--- start of Collected data ---

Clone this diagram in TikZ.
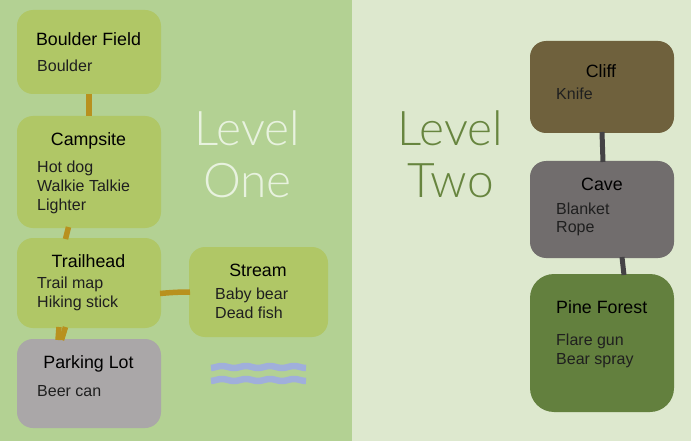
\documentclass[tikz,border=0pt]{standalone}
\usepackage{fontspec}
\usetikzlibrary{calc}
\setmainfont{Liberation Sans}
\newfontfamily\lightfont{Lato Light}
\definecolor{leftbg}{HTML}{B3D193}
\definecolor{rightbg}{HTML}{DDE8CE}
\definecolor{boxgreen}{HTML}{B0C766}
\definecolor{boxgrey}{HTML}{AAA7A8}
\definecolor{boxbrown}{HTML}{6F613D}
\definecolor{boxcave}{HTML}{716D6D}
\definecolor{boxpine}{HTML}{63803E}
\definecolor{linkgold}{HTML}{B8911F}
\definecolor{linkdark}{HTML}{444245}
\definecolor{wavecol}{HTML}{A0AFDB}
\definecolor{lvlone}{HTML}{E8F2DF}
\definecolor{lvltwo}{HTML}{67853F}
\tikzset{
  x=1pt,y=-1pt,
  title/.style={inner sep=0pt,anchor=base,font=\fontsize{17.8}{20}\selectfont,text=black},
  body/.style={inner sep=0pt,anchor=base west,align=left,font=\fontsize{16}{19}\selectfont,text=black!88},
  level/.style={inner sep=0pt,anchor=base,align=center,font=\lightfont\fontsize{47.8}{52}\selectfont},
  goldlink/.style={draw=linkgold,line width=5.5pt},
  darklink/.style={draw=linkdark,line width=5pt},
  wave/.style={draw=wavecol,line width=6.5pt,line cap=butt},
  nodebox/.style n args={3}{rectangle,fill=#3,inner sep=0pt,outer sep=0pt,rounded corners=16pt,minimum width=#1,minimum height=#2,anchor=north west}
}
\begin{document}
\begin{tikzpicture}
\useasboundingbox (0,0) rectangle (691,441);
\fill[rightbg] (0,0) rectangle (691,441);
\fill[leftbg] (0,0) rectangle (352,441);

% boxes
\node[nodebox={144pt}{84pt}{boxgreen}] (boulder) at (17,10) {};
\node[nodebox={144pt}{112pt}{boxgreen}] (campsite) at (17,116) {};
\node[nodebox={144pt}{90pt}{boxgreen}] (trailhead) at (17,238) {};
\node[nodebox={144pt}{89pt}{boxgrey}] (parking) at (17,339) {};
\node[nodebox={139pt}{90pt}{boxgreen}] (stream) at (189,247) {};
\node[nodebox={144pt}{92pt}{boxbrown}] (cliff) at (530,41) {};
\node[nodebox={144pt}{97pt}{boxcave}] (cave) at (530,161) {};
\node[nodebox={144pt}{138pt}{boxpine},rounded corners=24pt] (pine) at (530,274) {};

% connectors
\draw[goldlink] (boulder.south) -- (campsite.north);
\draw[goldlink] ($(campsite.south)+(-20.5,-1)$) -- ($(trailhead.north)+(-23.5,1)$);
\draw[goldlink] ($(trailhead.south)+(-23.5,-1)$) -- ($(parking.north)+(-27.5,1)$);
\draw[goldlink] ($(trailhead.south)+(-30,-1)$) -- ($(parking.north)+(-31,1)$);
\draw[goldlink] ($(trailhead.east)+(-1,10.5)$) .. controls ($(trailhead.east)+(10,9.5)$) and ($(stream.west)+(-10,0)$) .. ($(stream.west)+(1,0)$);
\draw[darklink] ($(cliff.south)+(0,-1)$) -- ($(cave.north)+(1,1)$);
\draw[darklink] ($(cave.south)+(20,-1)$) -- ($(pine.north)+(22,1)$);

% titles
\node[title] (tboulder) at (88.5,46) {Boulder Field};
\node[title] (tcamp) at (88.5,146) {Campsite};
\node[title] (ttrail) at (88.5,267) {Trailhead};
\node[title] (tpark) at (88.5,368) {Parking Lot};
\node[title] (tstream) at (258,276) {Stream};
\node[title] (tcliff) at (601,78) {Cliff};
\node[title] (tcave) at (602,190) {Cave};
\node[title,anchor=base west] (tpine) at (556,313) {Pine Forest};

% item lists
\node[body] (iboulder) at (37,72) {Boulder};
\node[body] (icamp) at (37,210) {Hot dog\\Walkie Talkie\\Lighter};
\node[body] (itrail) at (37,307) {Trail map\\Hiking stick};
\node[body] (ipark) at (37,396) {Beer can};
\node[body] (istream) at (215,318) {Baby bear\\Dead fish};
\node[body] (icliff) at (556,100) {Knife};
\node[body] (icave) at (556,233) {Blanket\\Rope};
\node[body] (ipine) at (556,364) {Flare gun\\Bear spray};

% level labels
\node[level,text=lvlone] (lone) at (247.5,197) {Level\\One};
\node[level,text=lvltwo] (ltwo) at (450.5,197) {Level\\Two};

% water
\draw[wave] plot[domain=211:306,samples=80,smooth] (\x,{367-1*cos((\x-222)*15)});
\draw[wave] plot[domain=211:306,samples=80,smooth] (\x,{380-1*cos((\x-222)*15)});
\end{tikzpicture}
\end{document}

--- end of Collected data ---

Given exercise: Omit the pictures and reproduce the listing exactly.

Solution to the problem:
Clone this diagram in TikZ.
\documentclass[tikz,border=0pt]{standalone}
\usepackage{fontspec}
\usetikzlibrary{calc}
\setmainfont{Liberation Sans}
\newfontfamily\lightfont{Lato Light}
\definecolor{leftbg}{HTML}{B3D193}
\definecolor{rightbg}{HTML}{DDE8CE}
\definecolor{boxgreen}{HTML}{B0C766}
\definecolor{boxgrey}{HTML}{AAA7A8}
\definecolor{boxbrown}{HTML}{6F613D}
\definecolor{boxcave}{HTML}{716D6D}
\definecolor{boxpine}{HTML}{63803E}
\definecolor{linkgold}{HTML}{B8911F}
\definecolor{linkdark}{HTML}{444245}
\definecolor{wavecol}{HTML}{A0AFDB}
\definecolor{lvlone}{HTML}{E8F2DF}
\definecolor{lvltwo}{HTML}{67853F}
\tikzset{
  x=1pt,y=-1pt,
  title/.style={inner sep=0pt,anchor=base,font=\fontsize{17.8}{20}\selectfont,text=black},
  body/.style={inner sep=0pt,anchor=base west,align=left,font=\fontsize{16}{19}\selectfont,text=black!88},
  level/.style={inner sep=0pt,anchor=base,align=center,font=\lightfont\fontsize{47.8}{52}\selectfont},
  goldlink/.style={draw=linkgold,line width=5.5pt},
  darklink/.style={draw=linkdark,line width=5pt},
  wave/.style={draw=wavecol,line width=6.5pt,line cap=butt},
  nodebox/.style n args={3}{rectangle,fill=#3,inner sep=0pt,outer sep=0pt,rounded corners=16pt,minimum width=#1,minimum height=#2,anchor=north west}
}
\begin{document}
\begin{tikzpicture}
\useasboundingbox (0,0) rectangle (691,441);
\fill[rightbg] (0,0) rectangle (691,441);
\fill[leftbg] (0,0) rectangle (352,441);

% boxes
\node[nodebox={144pt}{84pt}{boxgreen}] (boulder) at (17,10) {};
\node[nodebox={144pt}{112pt}{boxgreen}] (campsite) at (17,116) {};
\node[nodebox={144pt}{90pt}{boxgreen}] (trailhead) at (17,238) {};
\node[nodebox={144pt}{89pt}{boxgrey}] (parking) at (17,339) {};
\node[nodebox={139pt}{90pt}{boxgreen}] (stream) at (189,247) {};
\node[nodebox={144pt}{92pt}{boxbrown}] (cliff) at (530,41) {};
\node[nodebox={144pt}{97pt}{boxcave}] (cave) at (530,161) {};
\node[nodebox={144pt}{138pt}{boxpine},rounded corners=24pt] (pine) at (530,274) {};

% connectors
\draw[goldlink] (boulder.south) -- (campsite.north);
\draw[goldlink] ($(campsite.south)+(-20.5,-1)$) -- ($(trailhead.north)+(-23.5,1)$);
\draw[goldlink] ($(trailhead.south)+(-23.5,-1)$) -- ($(parking.north)+(-27.5,1)$);
\draw[goldlink] ($(trailhead.south)+(-30,-1)$) -- ($(parking.north)+(-31,1)$);
\draw[goldlink] ($(trailhead.east)+(-1,10.5)$) .. controls ($(trailhead.east)+(10,9.5)$) and ($(stream.west)+(-10,0)$) .. ($(stream.west)+(1,0)$);
\draw[darklink] ($(cliff.south)+(0,-1)$) -- ($(cave.north)+(1,1)$);
\draw[darklink] ($(cave.south)+(20,-1)$) -- ($(pine.north)+(22,1)$);

% titles
\node[title] (tboulder) at (88.5,46) {Boulder Field};
\node[title] (tcamp) at (88.5,146) {Campsite};
\node[title] (ttrail) at (88.5,267) {Trailhead};
\node[title] (tpark) at (88.5,368) {Parking Lot};
\node[title] (tstream) at (258,276) {Stream};
\node[title] (tcliff) at (601,78) {Cliff};
\node[title] (tcave) at (602,190) {Cave};
\node[title,anchor=base west] (tpine) at (556,313) {Pine Forest};

% item lists
\node[body] (iboulder) at (37,72) {Boulder};
\node[body] (icamp) at (37,210) {Hot dog\\Walkie Talkie\\Lighter};
\node[body] (itrail) at (37,307) {Trail map\\Hiking stick};
\node[body] (ipark) at (37,396) {Beer can};
\node[body] (istream) at (215,318) {Baby bear\\Dead fish};
\node[body] (icliff) at (556,100) {Knife};
\node[body] (icave) at (556,233) {Blanket\\Rope};
\node[body] (ipine) at (556,364) {Flare gun\\Bear spray};

% level labels
\node[level,text=lvlone] (lone) at (247.5,197) {Level\\One};
\node[level,text=lvltwo] (ltwo) at (450.5,197) {Level\\Two};

% water
\draw[wave] plot[domain=211:306,samples=80,smooth] (\x,{367-1*cos((\x-222)*15)});
\draw[wave] plot[domain=211:306,samples=80,smooth] (\x,{380-1*cos((\x-222)*15)});
\end{tikzpicture}
\end{document}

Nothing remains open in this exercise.